PPTGen - Data-driven powerpoints for automated narration
Submitted by Sanjay Yadav (@sanjay15) on Thursday, 31 August 2017
Microsoft PowerPoint (PPT) is a robust tool in the enterprise domain to create business presentations, design visualizations and narrate data stories. Despite an extended list of support for objects, not all data visualizations are supported natively in PPT. PPTGen is a platform independent, powerful library to create/modify powerpoint objects and create PowerPoint presentations based on customer datasets.
Web dashboards built on real-world data in the enterprise world are a ubiquitous solution to present use cases via business presentations across all hierarchies in organizations. Each dashboard view, generally, presents a group of visualizations which present a data story.

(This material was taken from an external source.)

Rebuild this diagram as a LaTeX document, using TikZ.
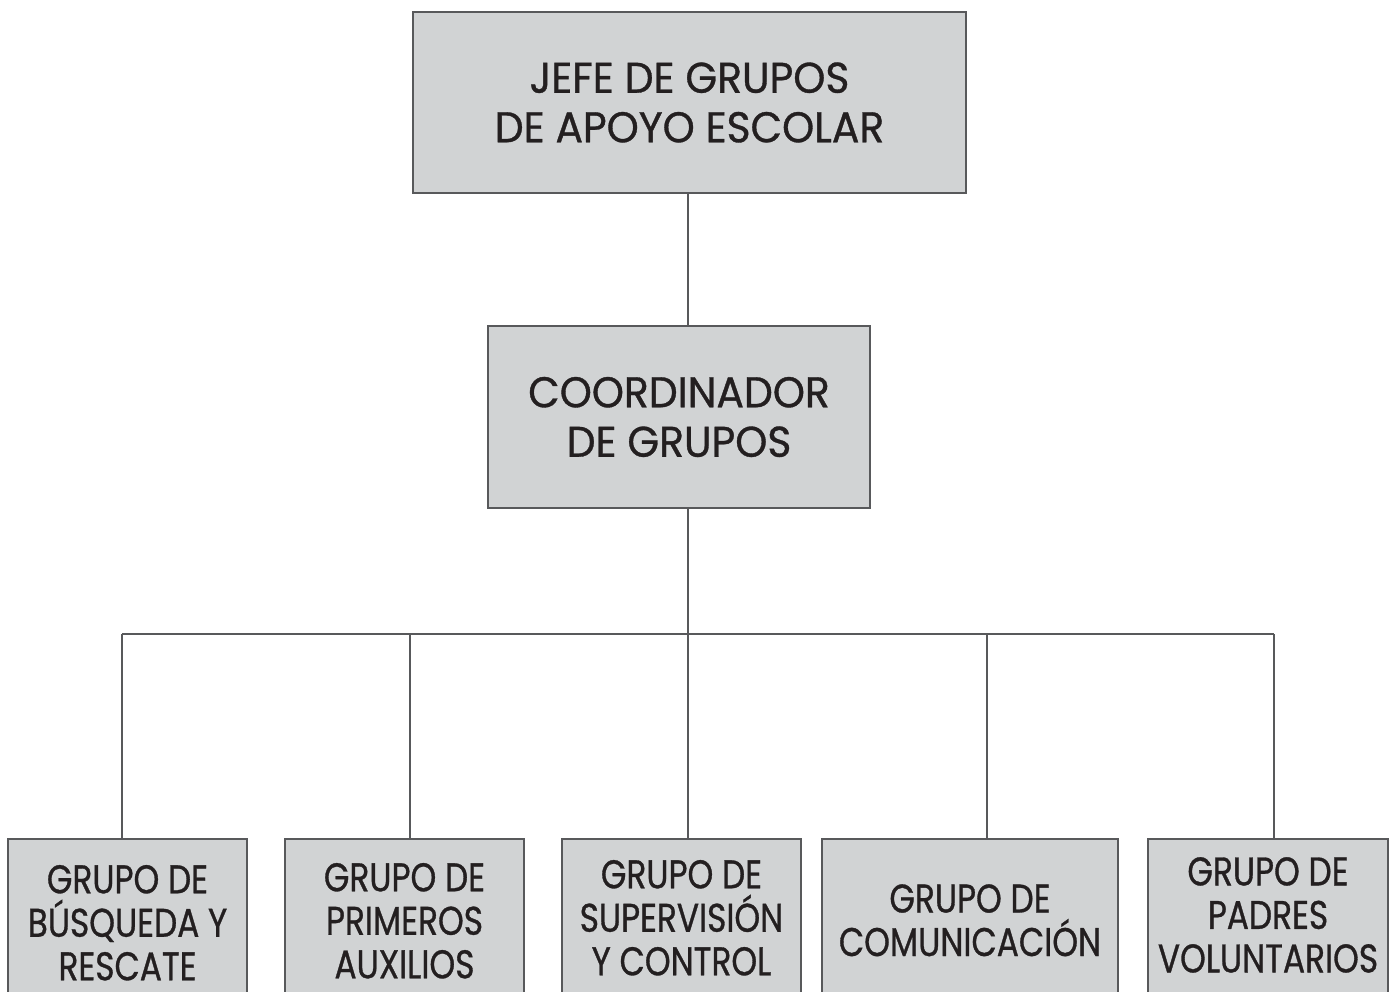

Usually, screenshots of different dashboard views are created by hand or an automated approach which are then stitched together for an important meeting. This approach has several limitations: screenshot resolution, inability to edit the chart objects and manual effort. PPTGen automates this process.
Each powerpoint (PPT) is a group of XML objects which can be modified programmatically to suit a business need based on a specific dataset (flat file or remote/local database). Here, to create a new data visualization or modify an existing PPT-supported chart template we modify the native PPT object properties according to the data.
PPTGen is a library that is platform independent (Windows, Unix supported machines, Mac OS) and creates spotless data-driven powerpoints. This is accomplished using python, python-pptx, Tornado – a template engine. A YAML configuration file drives the process where data attributes can be defined and tagged to specific identifiers of different PPT objects.
I work as a data scientist at Gramener and part of the product/CTO team. Previously, my work on election sentiment analysis won me a silver medal at SRM university in 2014.